The complexity of adulthood inevitably puts to death the naiveté of childhood. And this is true too of our faith. Not that faith is a naiveté. It isn’t. But our faith needs to be constantly reintegrated into our persons and matched up anew against our life’s experience; otherwise we will find it at odds with our life. But genuine faith can stand up to every kind of experience, no matter its complexity.
Sadly, that doesn’t always happen and many people seemingly leave their faith behind, like belief in Santa and the Easter Bunny, as the complexity of their adult lives seemingly belies or even shames their childhood faith.
With this in mind, I recommend a recent book, My Utmost, A Devotional Memoir, by Macy Halford. She is a young, thirty-something, writer working out of both Paris and New York and this is an autobiographical account of her struggle as a conservative Evangelical Christian to retain her faith amidst the very liberal, sophisticated, highly secularized, and often agnostic circles within which she now lives and works.

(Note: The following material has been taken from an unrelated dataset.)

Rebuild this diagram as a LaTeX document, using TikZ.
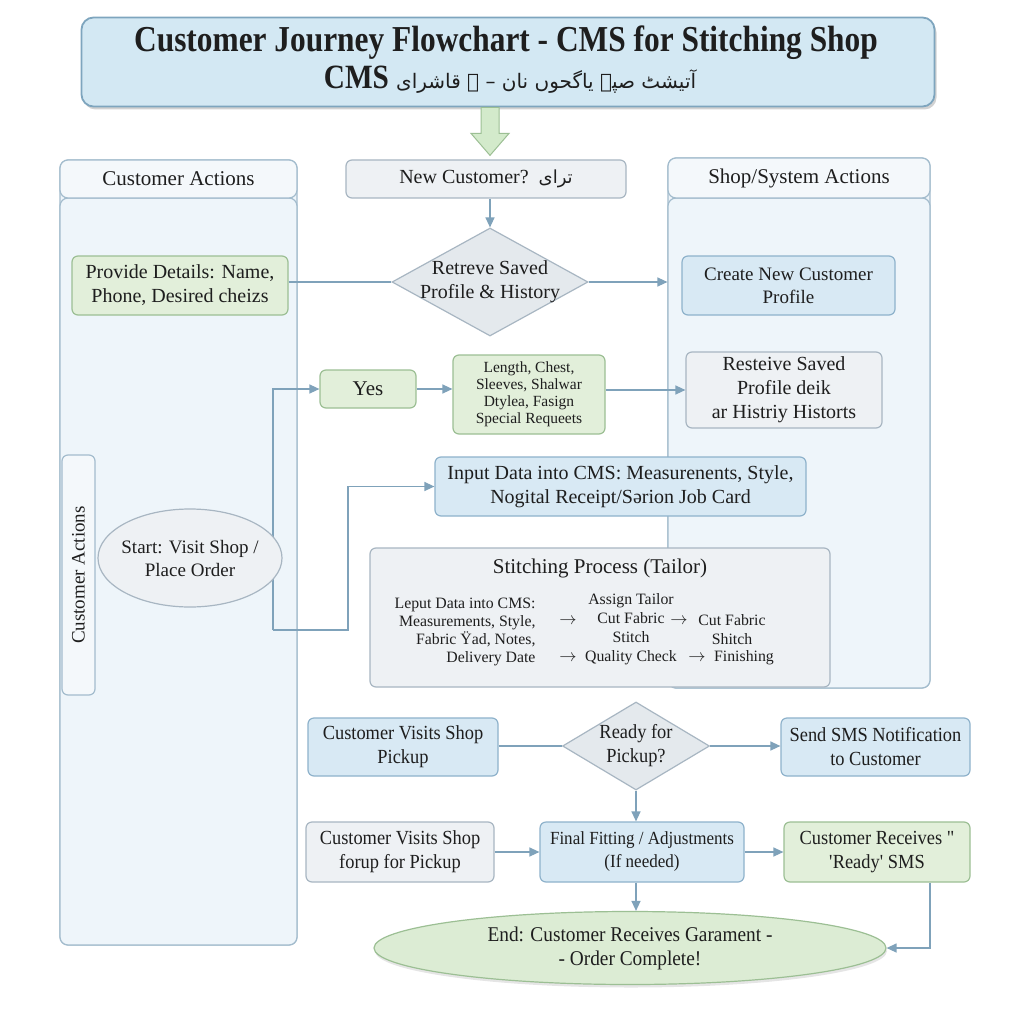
\documentclass[tikz,border=0pt]{standalone}
\usepackage{fontspec}
\setmainfont{Liberation Serif}
\newfontfamily\titlefont{Liberation Serif}[FakeStretch=0.86]
\newfontfamily\condfont{Liberation Serif}[FakeStretch=0.92]
\newfontfamily\urdu[Script=Arabic]{DejaVu Sans}
\TeXXeTstate=1
\usetikzlibrary{shapes.geometric,arrows.meta,shadows}
\definecolor{lanefill}{HTML}{EEF5FA}
\definecolor{laneborder}{HTML}{A3BCCD}
\definecolor{headfill}{HTML}{F4F8FB}
\definecolor{greenfill}{HTML}{E2EFDA}
\definecolor{greenborder}{HTML}{9CBF94}
\definecolor{bluefill}{HTML}{D8E9F4}
\definecolor{blueborder}{HTML}{8EB2CB}
\definecolor{grayfill}{HTML}{EEF1F4}
\definecolor{grayborder}{HTML}{A8B6C2}
\definecolor{diafill}{HTML}{E4E9ED}
\definecolor{arrowcol}{HTML}{7FA2BA}
\definecolor{titlefill}{HTML}{D3E8F3}
\definecolor{titleborder}{HTML}{7EA5BE}
\definecolor{endfill}{HTML}{DCECD4}
\definecolor{blockfill}{HTML}{D3EACB}
\definecolor{txt}{HTML}{1E1E1E}
\tikzset{
  base/.style={rounded corners=6pt, line width=1.2pt, inner sep=2pt, align=center, text=txt,
    font=\fontsize{20}{24}\selectfont},
  greenbox/.style={base, fill=greenfill, draw=greenborder},
  bluebox/.style={base, fill=bluefill, draw=blueborder},
  graybox/.style={base, fill=grayfill, draw=grayborder},
  lanebox/.style={rounded corners=8pt, line width=1.2pt, fill=lanefill, draw=laneborder},
  headbox/.style={rounded corners=8pt, line width=1.2pt, fill=headfill, draw=laneborder, text=txt,
    font=\fontsize{21}{24}\selectfont},
  dia/.style={diamond, line width=1.2pt, fill=diafill, draw=grayborder, inner sep=0pt},
  conn/.style={line width=1.3pt, draw=arrowcol},
  arr/.style={conn, -{Triangle[width=9pt,length=10pt]}, arrowcol},
  lbl/.style={align=center, text=txt, font=\fontsize{20}{24}\selectfont},
  lower/.style={font=\condfont\fontsize{20}{24}\selectfont},
  small/.style={align=center, text=txt, font=\fontsize{15.8}{18}\selectfont}
}
\begin{document}
\begin{tikzpicture}[x=1pt,y=-1pt]
\useasboundingbox (0,0) rectangle (1024,1024);
\fill[white] (0,0) rectangle (1024,1024);

% title
\node[rounded corners=12pt, line width=1.8pt, fill=titlefill, draw=titleborder,
  minimum width=853pt, minimum height=89pt, drop shadow={opacity=0.35, shadow xshift=2pt, shadow yshift=-3pt}]
  (title) at (508,62) {};
\node[text=txt, font=\titlefont\bfseries\fontsize{36.5}{40}\selectfont] (t1) at (506,43)
  {Customer Journey Flowchart - CMS for Stitching Shop};
\node[text=txt, font=\titlefont\bfseries\fontsize{34}{40}\selectfont] (t2) at (510,80)
  {CMS {\urdu\mdseries\fontsize{20}{30}\selectfont\beginR آتیشٹ صپے یاگحوں نان – ے قاشرای\endR}};

% green block arrow
\coordinate (ab) at ([xshift=-18pt]title.south);
\draw[line width=1pt, draw=greenborder, fill=blockfill]
  (ab) ++(-9,0) -- ++(0,26) -- ++(-10,0) -- ++(19,22) -- ++(19,-22) -- ++(-10,0) -- ++(0,-26) -- cycle;

% lanes
\node[lanebox, minimum width=237pt, minimum height=785pt] (llane) at (178.5,552.5) {};
\node[lanebox, minimum width=237pt, minimum height=747pt] (lbody) at (178.5,571.5) {};
\node[headbox, minimum width=237pt, minimum height=38pt] (lhead) at (178.5,179) {Customer Actions};
\node[lanebox, minimum width=262pt, minimum height=530pt] (rlane) at (799,423) {};
\node[lanebox, minimum width=262pt, minimum height=490pt] (rbody) at (799,443) {};
\node[headbox, minimum width=262pt, minimum height=40pt] (rhead) at (799,178) {Shop/System Actions};

% vertical label box
\node[rounded corners=6pt, line width=1.2pt, fill=headfill, draw=laneborder,
  minimum width=33pt, minimum height=240pt] (vbox) at (78.5,575) {};
\node[rotate=90, text=txt, font=\fontsize{19}{22}\selectfont] (vtext) at (vbox) {Customer Actions};

% top middle
\node[graybox, minimum width=280pt, minimum height=38pt] (newc) at (486,179)
  {New Customer?\ \ {\urdu\fontsize{18}{20}\selectfont\beginR ترای\endR}};
\node[dia, minimum width=196pt, minimum height=108pt] (d1) at (490,282) {};
\node[lbl] (d1t) at (d1) {Retreve Saved\\Profile \& History};

\node[greenbox, minimum width=216pt, minimum height=59pt] (provide) at (180,285.5)
  {Provide Details: Name,\\Phone, Desired cheizs};
\node[bluebox, minimum width=213pt, minimum height=59pt, font=\fontsize{19}{23}\selectfont] (create) at (788.5,285.5)
  {Create New Customer\\Profile};

\node[greenbox, minimum width=96pt, minimum height=38pt, font=\fontsize{21}{24}\selectfont] (yes) at (368,389) {Yes};
\node[greenbox, minimum width=152pt, minimum height=79pt, font=\fontsize{15.5}{17}\selectfont] (length) at (529,394.5)
  {Length, Chest,\\Sleeves, Shalwar\\Dtylea, Fasign\\Special Requeets};
\node[graybox, minimum width=196pt, minimum height=76pt] (resteive) at (784,390)
  {Resteive Saved\\Profile deik\\ar Histriy Historts};

\node[bluebox, minimum width=371pt, minimum height=59pt] (input) at (620.5,486.5)
  {Input Data into CMS: Measurenents, Style,\\Nogital Receipt/Sərion Job Card};

% connectors from start (drawn under the ellipse)
\coordinate (j1) at (273,630);
\draw[arr] (j1) |- (yes.west);
\draw[arr] (j1) -- (348,630) |- (input.west);

\node[ellipse, line width=1.2pt, fill=grayfill, draw=grayborder, minimum width=184pt, minimum height=98pt,
  inner sep=0pt] (start) at (190,558) {};
\node[lbl, font=\fontsize{19}{23}\selectfont] (startt) at (start) {Start: Visit Shop /\\Place Order};

% stitching process
\node[graybox, minimum width=460pt, minimum height=139pt] (stitch) at (600,617.5) {};
\node[lbl, font=\fontsize{21}{24}\selectfont] (sttitle) at (600,568) {Stitching Process (Tailor)};
\node[small, align=right, anchor=east] (scol1) at (539,632)
  {Leput Data into CMS:\\Measurements, Style,\\Fabric Ÿad, Notes,\\Delivery Date};
\node[small, font=\fontsize{15.8}{19}\selectfont] (scol2) at (631,629)
  {Assign Tailor\\Cut Fabric\\Stitch\\Quality Check};
\node[small, font=\fontsize{15.8}{19}\selectfont] (scol3) at (732,630)
  {Cut Fabric\\Shitch};
\node[small] (scol4) at (744,658) {Finishing};
\node[small, font=\fontsize{19}{19}\selectfont] (sa1) at (568,621) {$\rightarrow$};
\node[small, font=\fontsize{19}{19}\selectfont] (sa2) at (568,658) {$\rightarrow$};
\node[small, font=\fontsize{19}{19}\selectfont] (sa3) at (679,621) {$\rightarrow$};
\node[small, font=\fontsize{17}{19}\selectfont] (sa4) at (697,658) {$\rightarrow$};

% lower part
\node[bluebox, lower, minimum width=190pt, minimum height=58pt] (cvs1) at (403,747)
  {Customer Visits Shop\\Pickup};
\node[dia, minimum width=147pt, minimum height=88pt] (d2) at (636,746) {};
\node[lbl, lower] (d2t) at (d2) {Ready for\\Pickup?};
\node[bluebox, lower, minimum width=189pt, minimum height=58pt] (sms) at (875.5,747)
  {Send SMS Notification\\to Customer};
\node[graybox, lower, minimum width=188pt, minimum height=60pt] (cvs2) at (400,852)
  {Customer Visits Shop\\forup for Pickup};
\node[bluebox, minimum width=204pt, minimum height=60pt, font=\condfont\fontsize{18.5}{23}\selectfont] (final) at (642,852)
  {Final Fitting / Adjustments\\(If needed)};
\node[greenbox, lower, minimum width=186pt, minimum height=60pt] (recv) at (877,852)
  {Customer Receives \symbol{34}\\\textquotesingle Ready\textquotesingle{} SMS};
\node[ellipse, line width=1.2pt, fill=endfill, draw=greenborder, minimum width=512pt, minimum height=73pt,
  inner sep=0pt, drop shadow={opacity=0.2, shadow xshift=1pt, shadow yshift=-3pt}] (endn) at (630,948) {};
\node[lbl, lower, font=\condfont\fontsize{21}{24}\selectfont] (endt) at (endn) {End: Customer Receives Garament -\\- Order Complete!};

% connectors
\draw[arr] (newc.south -| d1.north) -- (d1.north);
\draw[conn] (provide.east |- d1.west) -- (d1.west);
\draw[arr, shorten >=14pt] (d1.east) -- (create.west |- d1.east);
\draw[arr] (yes.east) -- (length.west |- yes.east);
\draw[arr] (length.east |- resteive.west) -- (resteive.west);
\draw[conn] (cvs1.east |- d2.west) -- (d2.west);
\draw[arr] (d2.east) -- (sms.west |- d2.east);
\draw[arr] (d2.south) -- (d2.south |- final.north);
\draw[arr] (cvs2.east) -- (final.west);
\draw[arr] (final.east) -- (recv.west);
\draw[arr] (final.south -| d2.south) -- (endn.north -| d2.south);
\draw[arr] ([xshift=53pt]recv.south) |- (endn.east);
\end{tikzpicture}
\end{document}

The book chronicles her struggles to maintain a strong childhood faith which was virtually embedded in her DNA, thanks to a very faith-filled mother and grandmother. Faith and church were a staple and an anchor in her life as she was growing up. But her DNA also held something else, namely, the restlessness and creative tension of a writer, and that irrepressible energy naturally drove her beyond the safety and shelter of the churches circles of her youth, in her case, to literary circles in New York and Paris.
She soon found out that living the faith while surrounded by a strong supportive faith group is one thing, trying to live it while breathing an air that is almost exclusively secular and agnostic is something else. The book chronicles that struggle and chronicles too how eventually she was able to integrate both the passion and the vision of her childhood faith into her new life. Among many good insights, she shares how each time she was tempted to cross the line and abandon her childhood faith as a naiveté, she realized that her fear of doing that was “not a fear of destroying God or a belief; [but] a fear of destroying self.” That insight testifies to the genuine character of her faith. God and faith don’t need us; it’s us that need them.
The title of her book, My Utmost, is significant to her story. On her 13th birthday, her grandmother gave her a copy of a book which is well-known and much-used within Evangelical and Baptist circles, My Utmost for His Highest, by Oswald Chambers. The book is a collection of spiritual aphorisms, thoughts for every day of the year, by this prominent missionary and mystic. Halford shares how, while young and still solidly anchored in the church and faith of her childhood, she did not read the book daily and Chamber’s spiritual counsels meant little to her. But her reading of this book eventually became a daily ritual in her life and its daily counsel began, more and more, to become a prism through which she was able to reintegrate her childhood faith with her adult experience.
At one point in her life she gives herself over to a serious theological study of both the book and its author. Those parts of her memoir will intimidate some of her readers, but, even without a clear theological grasp of how eventually she brings it all into harmony, the fruit of her struggle comes through clearly.
This is a valuable memoir because today many people are undergoing this kind of struggle, that is, to have their childhood faith stand up to their present experience. Halford simply shows us how she did it and her struggle offers us a valuable paradigm to follow.
A generation ago, Karl Rahner, famously remarked that in the next generation we will either be mystics or unbelievers. Among other things, what Rahner meant was that, unlike previous generations where our communities (family, neighborhood, and church) very much helped carry the faith for us, in this next generation we will very much have to find our own, deeper, personal grounding for our faith. Macy Halford bears this out. Inside a generation within which many are unbelievers, her memoir lays out a path for a humble but effective mysticism.
The late Irish writer, John Moriarty, in his memoirs, shares how as a young man he drifted from the faith of his youth, Roman Catholicism, seeing it as a naiveté that could not stand up to his adult experiences. He walked along in that way until one day, as he puts it, “I realized that Roman Catholicism, the faith of my childhood, was my mother tongue.”
Macy Halford eventually re-grounded herself in her mother tongue, the faith of her youth, and it continues now to guide her through all the sophistications of adulthood. The chronicle of her search can help us all, irrespective of our particular religious affiliation.